Oh, the spa. It’s a total utopia in the best of times, and one that’s become idealized in my dreams now that spas have been temporarily shut in Bangkok, where I live. How about this for covet-worthy? Bulgari Spa is the exclusive purveyor there of La Mer. The celebrity-circuit miracle cream whose secret ingredient is the trademarked Miracle Broth—a juice made of several types of seaweed that, while they ferment, are played a recording of previous broths bubbly away—might seem like over-expensive hocus-pocus. But having lived too long without rocket scientist Max Huber’s elixir slathered on my face, I’m now here to tell you that he was not messing around when he patented his Creme de la Mer back in 1983.

The Bulgari Spa. Courtesy of Bulgari Hotel Shanghai.

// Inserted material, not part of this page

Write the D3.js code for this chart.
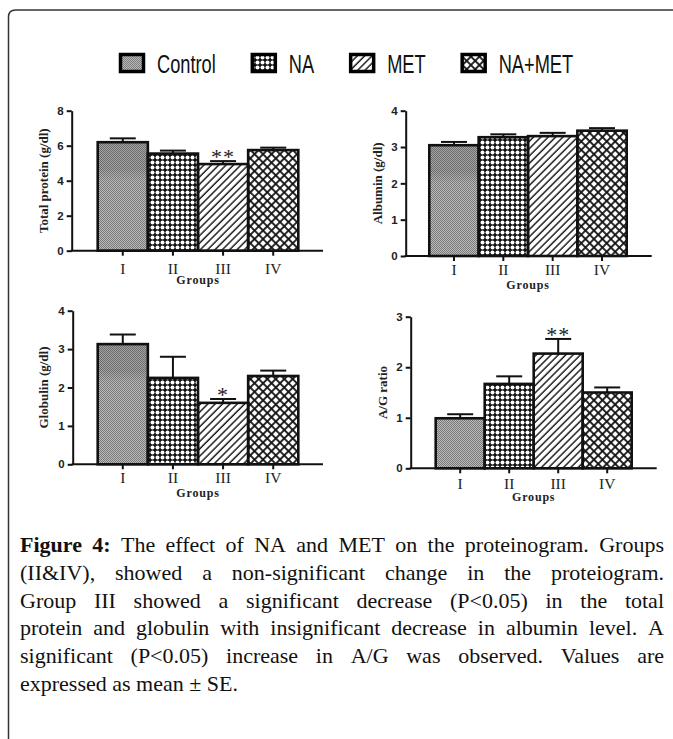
<!DOCTYPE html>
<html>
<head>
<meta charset="utf-8">
<script src="https://cdn.jsdelivr.net/npm/d3@7"></script>
<style>
  html, body { margin: 0; padding: 0; background: #fff; }
  svg { display: block; }
</style>
</head>
<body>
<svg id="mainsvg" width="673" height="739"></svg>
<script>
// data
const groups = ["I", "II", "III", "IV"];
const treatments = ["Control", "NA", "MET", "NA+MET"];

const totalProtein = [6.2, 5.55, 4.95, 5.75];
const totalProteinSE = [0.22, 0.17, 0.17, 0.14];
const totalProteinSig = ["", "", "**", ""];

const albumin = [3.05, 3.27, 3.3, 3.45];
const albuminSE = [0.09, 0.08, 0.09, 0.07];
const albuminSig = ["", "", "", ""];

const globulin = [3.13, 2.25, 1.6, 2.3];
const globulinSE = [0.25, 0.55, 0.1, 0.14];
const globulinSig = ["", "", "*", ""];

const agRatio = [0.99, 1.67, 2.27, 1.5];
const agRatioSE = [0.08, 0.15, 0.29, 0.1];
const agRatioSig = ["", "", "**", ""];

const totalProteinTicks = [0, 2, 4, 6, 8];
const albuminTicks = [0, 1, 2, 3, 4];
const globulinTicks = [0, 1, 2, 3, 4];
const agRatioTicks = [0, 1, 2, 3];

const captionLines = [
  "Figure 4: The effect of NA and MET on the proteinogram. Groups",
  "(II&IV), showed a non-significant change in the proteiogram.",
  "Group III showed a significant decrease (P<0.05) in the total",
  "protein and globulin with insignificant decrease in albumin level. A",
  "significant (P<0.05) increase in A/G was observed. Values are",
  "expressed as mean ± SE."
];

const svg = d3.select("#mainsvg");
const W = +svg.attr("width");
const H = +svg.attr("height");

svg.append("rect").attr("width", W).attr("height", H).attr("fill", "#fff");

// frame: left + top line with rounded corner
svg.append("path")
  .attr("d", `M8.5,${H} L8.5,17 Q8.5,10 15.5,10 L${W},10`)
  .attr("fill", "none")
  .attr("stroke", "#333")
  .attr("stroke-width", 1.5);

// ---- patterns
const defs = svg.append("defs");

const pCtrl = defs.append("pattern").attr("id", "pat-control")
  .attr("patternUnits", "userSpaceOnUse").attr("width", 2).attr("height", 2);
pCtrl.append("rect").attr("width", 2).attr("height", 2).attr("fill", "#bababa");
pCtrl.append("rect").attr("width", 1).attr("height", 1).attr("fill", "#7a7a7a");
pCtrl.append("rect").attr("x", 1).attr("y", 1).attr("width", 1).attr("height", 1).attr("fill", "#7a7a7a");

const pNa = defs.append("pattern").attr("id", "pat-na")
  .attr("patternUnits", "userSpaceOnUse").attr("width", 5).attr("height", 5);
pNa.append("rect").attr("width", 5).attr("height", 5).attr("fill", "#111");
pNa.append("circle").attr("cx", 2.5).attr("cy", 2.5).attr("r", 2.0).attr("fill", "#fff");

const pMet = defs.append("pattern").attr("id", "pat-met")
  .attr("patternUnits", "userSpaceOnUse").attr("width", 5.2).attr("height", 5.2)
  .attr("patternTransform", "rotate(45)");
pMet.append("rect").attr("width", 5.2).attr("height", 5.2).attr("fill", "#fff");
pMet.append("line").attr("x1", 1).attr("x2", 1).attr("y1", 0).attr("y2", 5.2)
  .attr("stroke", "#111").attr("stroke-width", 1.4);

const pNaMet = defs.append("pattern").attr("id", "pat-namet")
  .attr("patternUnits", "userSpaceOnUse").attr("width", 6).attr("height", 6)
  .attr("patternTransform", "rotate(45)");
pNaMet.append("rect").attr("width", 6).attr("height", 6).attr("fill", "#fff");
pNaMet.append("line").attr("x1", 1).attr("x2", 1).attr("y1", 0).attr("y2", 6)
  .attr("stroke", "#111").attr("stroke-width", 1.8);
pNaMet.append("line").attr("y1", 1).attr("y2", 1).attr("x1", 0).attr("x2", 6)
  .attr("stroke", "#111").attr("stroke-width", 1.8);

// darker top band seen on the control bars
const grad = defs.append("linearGradient").attr("id", "ctrl-shade")
  .attr("x1", 0).attr("x2", 0).attr("y1", 0).attr("y2", 1);
grad.append("stop").attr("offset", "0%").attr("stop-color", "#000").attr("stop-opacity", 0.12);
grad.append("stop").attr("offset", "70%").attr("stop-color", "#000").attr("stop-opacity", 0.12);
grad.append("stop").attr("offset", "100%").attr("stop-color", "#000").attr("stop-opacity", 0);

const fills = d3.scaleOrdinal()
  .domain(treatments)
  .range(["url(#pat-control)", "url(#pat-na)", "url(#pat-met)", "url(#pat-namet)"]);

// ---- legend
const legend = svg.append("g");
let lx = 119;
treatments.forEach(t => {
  legend.append("rect")
    .attr("x", lx + 1.5).attr("y", 54.5)
    .attr("width", 23).attr("height", 17)
    .attr("fill", fills(t))
    .attr("stroke", "#000").attr("stroke-width", 3.5);
  const tg = legend.append("g").attr("transform", `translate(${lx + 38},72.5) scale(0.73,1)`);
  const txt = tg.append("text")
    .attr("font-family", "Liberation Sans, Arial, sans-serif")
    .attr("font-size", 25)
    .attr("fill", "#111")
    .text(t);
  lx += 38 + txt.node().getComputedTextLength() * 0.73 + 35;
});

// ---- panels
const panels = [
  { values: totalProtein, se: totalProteinSE, sig: totalProteinSig, ticks: totalProteinTicks,
    label: "Total protein (g/dl)", left: 71.7, right: 323, bars: [97.7, 298.3], y0: 250.7, y1: 110.7,
    labelX: 48, tickPad: 7 },
  { values: albumin, se: albuminSE, sig: albuminSig, ticks: albuminTicks,
    label: "Albumin (g/dl)", left: 405.7, right: 651.7, bars: [429.3, 626.7], y0: 256, y1: 110.7,
    labelX: 381.7, tickPad: 3 },
  { values: globulin, se: globulinSE, sig: globulinSig, ticks: globulinTicks,
    label: "Globulin (g/dl)", left: 72.7, right: 323, bars: [97.7, 298.3], y0: 464.3, y1: 310.7,
    labelX: 48, tickPad: 3 },
  { values: agRatio, se: agRatioSE, sig: agRatioSig, ticks: agRatioTicks,
    label: "A/G ratio", left: 410.7, right: 656.7, bars: [435.7, 631.7], y0: 468.3, y1: 316.7,
    labelX: 386.7, tickPad: 5 }
];

panels.forEach(p => {
  const g = svg.append("g");

  const x = d3.scaleBand().domain(groups).range(p.bars).paddingInner(0).paddingOuter(0);
  const y = d3.scaleLinear().domain([0, d3.max(p.ticks)]).range([p.y0, p.y1]);

  // bars
  const rows = groups.map((grp, i) => ({ grp, t: treatments[i], v: p.values[i], se: p.se[i], sig: p.sig[i] }));

  g.selectAll("rect.bar")
    .data(rows)
    .join("rect")
    .attr("class", "bar")
    .attr("x", d => x(d.grp))
    .attr("y", d => y(d.v))
    .attr("width", x.bandwidth())
    .attr("height", d => y(0) - y(d.v))
    .attr("fill", d => fills(d.t));

  g.selectAll("rect.shade")
    .data(rows.filter(d => d.t === "Control" && y(0) - y(d.v) > 60))
    .join("rect")
    .attr("class", "shade")
    .attr("x", d => x(d.grp))
    .attr("y", d => y(d.v))
    .attr("width", x.bandwidth())
    .attr("height", 38)
    .attr("fill", "url(#ctrl-shade)");

  g.selectAll("rect.outline")
    .data(rows)
    .join("rect")
    .attr("class", "outline")
    .attr("x", d => x(d.grp))
    .attr("y", d => y(d.v))
    .attr("width", x.bandwidth())
    .attr("height", d => y(0) - y(d.v))
    .attr("fill", "none")
    .attr("stroke", "#111")
    .attr("stroke-width", 2.6);

  // error bars (upper only)
  const cx = d => x(d.grp) + x.bandwidth() / 2;
  g.selectAll("line.err")
    .data(rows)
    .join("line")
    .attr("class", "err")
    .attr("x1", cx).attr("x2", cx)
    .attr("y1", d => y(d.v)).attr("y2", d => y(d.v + d.se))
    .attr("stroke", "#111").attr("stroke-width", 2);
  g.selectAll("line.cap")
    .data(rows)
    .join("line")
    .attr("class", "cap")
    .attr("x1", d => cx(d) - 13).attr("x2", d => cx(d) + 13)
    .attr("y1", d => y(d.v + d.se)).attr("y2", d => y(d.v + d.se))
    .attr("stroke", "#111").attr("stroke-width", 2);

  // significance marks
  g.selectAll("text.sig")
    .data(rows.filter(d => d.sig))
    .join("text")
    .attr("class", "sig")
    .attr("x", cx)
    .attr("y", d => y(d.v + d.se) + 3)
    .attr("text-anchor", "middle")
    .attr("font-family", "Liberation Serif, Times New Roman, serif")
    .attr("font-size", 22)
    .attr("letter-spacing", 1)
    .attr("fill", "#222")
    .text(d => d.sig);

  // y axis
  const yAxis = g.append("g")
    .attr("transform", `translate(${p.left},0)`)
    .call(d3.axisLeft(y).tickValues(p.ticks).tickFormat(d3.format("d"))
      .tickSize(5).tickSizeOuter(0).tickPadding(3));
  yAxis.select(".domain").attr("stroke", "#111").attr("stroke-width", 2);
  yAxis.selectAll(".tick line").attr("stroke", "#111").attr("stroke-width", 2);
  yAxis.selectAll(".tick text")
    .attr("font-family", "Liberation Sans, Arial, sans-serif")
    .attr("font-weight", "bold")
    .attr("font-size", 11.5)
    .attr("fill", "#222");

  // x axis
  const xAxis = g.append("g")
    .attr("transform", `translate(0,${p.y0})`)
    .call(d3.axisBottom(x).tickSize(5).tickSizeOuter(0).tickPadding(p.tickPad));
  xAxis.select(".domain").remove();
  xAxis.selectAll(".tick line").attr("stroke", "#111").attr("stroke-width", 2);
  xAxis.selectAll(".tick text")
    .attr("font-family", "Liberation Serif, Times New Roman, serif")
    .attr("font-size", 15.5)
    .attr("fill", "#222");
  g.append("line")
    .attr("x1", p.left - 1).attr("x2", p.right)
    .attr("y1", p.y0).attr("y2", p.y0)
    .attr("stroke", "#111").attr("stroke-width", 2);

  // axis titles
  g.append("text")
    .attr("transform", `translate(${p.labelX},${(p.y0 + p.y1) / 2}) rotate(-90)`)
    .attr("text-anchor", "middle")
    .attr("font-family", "Liberation Serif, Times New Roman, serif")
    .attr("font-weight", "bold")
    .attr("font-size", 13)
    .attr("fill", "#222")
    .text(p.label);

  g.append("text")
    .attr("x", (p.bars[0] + p.bars[1]) / 2)
    .attr("y", p.y0 + 33)
    .attr("text-anchor", "middle")
    .attr("font-family", "Liberation Serif, Times New Roman, serif")
    .attr("font-weight", "bold")
    .attr("font-size", 12)
    .attr("letter-spacing", 0.8)
    .attr("fill", "#222")
    .text("Groups");
});

// ---- caption, justified
const cap = svg.append("g")
  .attr("font-family", "Liberation Serif, Times New Roman, serif")
  .attr("font-size", 22)
  .attr("fill", "#111");
const capLeft = 20, capRight = 664, capTop = 552, capStep = 27.8;

captionLines.forEach((line, li) => {
  const words = line.split(" ");
  const nodes = words.map((w, wi) => cap.append("text")
    .attr("y", capTop + li * capStep)
    .attr("font-weight", li === 0 && wi < 2 ? "bold" : "normal")
    .text(w));
  const widths = nodes.map(n => n.node().getComputedTextLength());
  const last = li === captionLines.length - 1;
  const gap = last ? 5.5 : (capRight - capLeft - d3.sum(widths)) / (words.length - 1);
  let cxp = capLeft;
  nodes.forEach((n, i) => {
    n.attr("x", cxp);
    cxp += widths[i] + gap;
  });
});
</script>
</body>
</html>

Let’s go ahead and christen spa director Elva my fairy godmother for the pampered-princess THREE-HOUR La Mer Protection Ritual she scheduled for me. It started with a La Mer body treatment, which is as heavenly as you’d think, constructed to hydrate and protect the skin from pollution and free radicals. After a scrub came a massage doused in oils of avocado, pomegranate seed and jasmine—a 90-minute blissfest that both loosened my muscles and tightened my skin. I was left feeling warm and cozy and crazy smooth, and that was just the beginning.

My therapist followed that up with a La Mer lifting facial, which used maybe 15 La Mer creams, serums, spritzes and masks, and involved a deep-tissue face massage, all in the hopes of stimulating circulation, sculpting my features and naturally contouring my visage. I later learned there were eye-smoothing tools that looked like a cute pair of fish involved. It was as lulling a narcotic as your mom stroking your hair when you were a kid. When she played the singing bowl to signal the end, she woke me from the sweetest slumber, and I really didn’t want to climb out of my furry-blanket cocoon. But I really did want to see what I looked like.

I wrapped myself in one of their thick double-lapel robes and looked in the mirror. My skin was glowing, like I had a golden light shining from within. My jawline and cheeks seemed higher, I could barely spot any fine lines, and the dark circles under my eyes that plague all the women in my family were gone. With my entire body contoured and shimmering as well, I was almost bummed I didn’t have a ball to attend that night. But the 3½ hours in that calming, warm-cocoa-colored room were like a tranquilizer. I kept on the robe and padded back up to my suite in slippers, ordered soup from room service, climbed under the oh-so-subtly branded Bulgari cashmere blanket, and passed out before the carnival lights of Pudong flashing out my window across the river.

Bund views. Courtesy of Bulgari Hotel Shanghai.

The day set my new benchmark for pampering, and I still wasn’t done. I innocently inquired of Elva how long the treatment effects would last and the wonderful woman waved her wand and booked me a touch-up La Mer eye lifting treatment just before my check-out. More Miracle Broth, more hydration to fill out the lines, a few more once-overs with their silver and jade tools to cool and smooth the skin… I normally get eyelash extensions to make my eyes appear as large and bright as that facial two-step left me for a week. Whether you’ve got to just shuffle back up to your room, dash to a party in the grand ballroom next door, or jet out of town, the place leaving you looking and feeling in a way Shanghai’s incessant bustle usually doesn’t: utterly relaxed.